I am an OOB Hearst parent and what the previous poster described about the community at Hearst is absolutely true. I've only been at Hearst a short time and have found it incredibly welcoming. And kids manage to have playdates and class parties despite coming from all over the city. Before coming to Hearst I had read the negative comments on DCUM and from the moment we've been there I've been scratching my head trying to figure out what is so objectionable about the school. |
3rd ward parents. Phrase of the day, may it have the longevity of Larla. |
Sorry 3rd ward problems. I screwed up a great phrase in my first usage dammit. |
I love the convenience of living in Ward 3, and there are wonderful families in the part of the neighborhood where I live. I walk everywhere and we are thinking of selling our car because we use it less than one day per week. We could never have a walkable quality of life like this in MD or VA.
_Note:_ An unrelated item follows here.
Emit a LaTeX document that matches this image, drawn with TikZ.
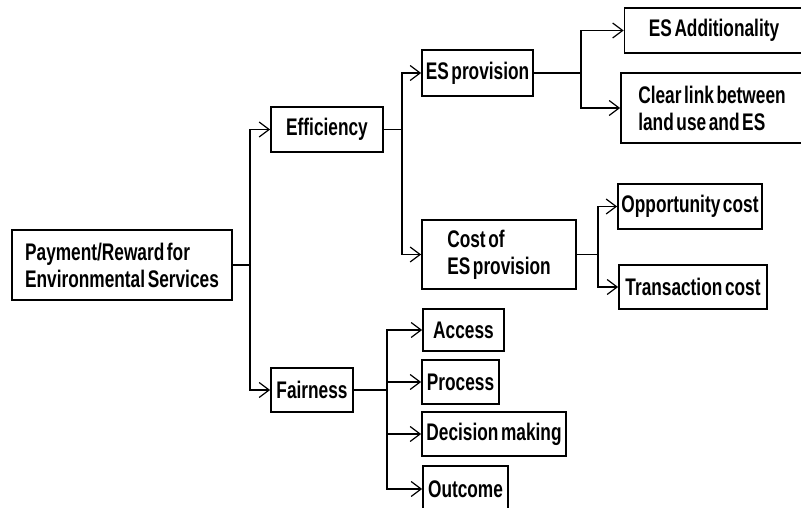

We are an African-American family and our immediate neighbors are Latino, Asian, and international. Do these proposals help anyone? If families are hurt by the proposals why go through with them? |
So, no one wants to live there, but everyone wants to send their kids to school there. |
+1 The idea that kids have different long range outcomes from, for example, Murch compared to Hearst when all those kids go on to Deal and Wilson does not make a lot of sense. I agree with you completely PP. |
You're really quite wrong about this. DC government has always played to its tax base with every public service and especially with schools. Twenty years ago, I was a third grade teacher at Walker Jones ES, which at that time looked and felt very much like a prison. Half the teachers there were like me - no teaching credentials, just a college degree and a willingness to take a long-term job as a substitute. They were that desperate for staff and on the first professional development day, I recall teachers from other schools asking what I'd done to get sent there and when would I be getting out. I thought that all DC schools were in the same sorry state but when they sent me to Hearst one day to observe a "model" classroom for the new curriculum that had been adopted, I left feeling physically ill because the difference between the schools was so stark and outrageous. The kids in my own classroom hadn't seen much outside of their neighborhood, but they were fully cognizant of the fact that their government didn't give a shit about them. Many of them at 8 years old couldn't read or write much beyond their own names, but all of them could recite their Miranda rights. That was a long time ago and much has changed, but many of the kids from that classroom are parents now. And every time I read someone on DCUM saying that poor parents don't value education, I remember that most of the parents I knew back then DID value education, but their kids grew up learning that it wouldn't make one whit of difference for them. And yes, the DC government had everything to do with creating that value judgement. |
This entire thread is about Ward 3 privilege and entitlement. Yet you thought it was a good idea to post this? |
11:14, that you for sharing that story. It certainly challenges and corrects many of my own biases.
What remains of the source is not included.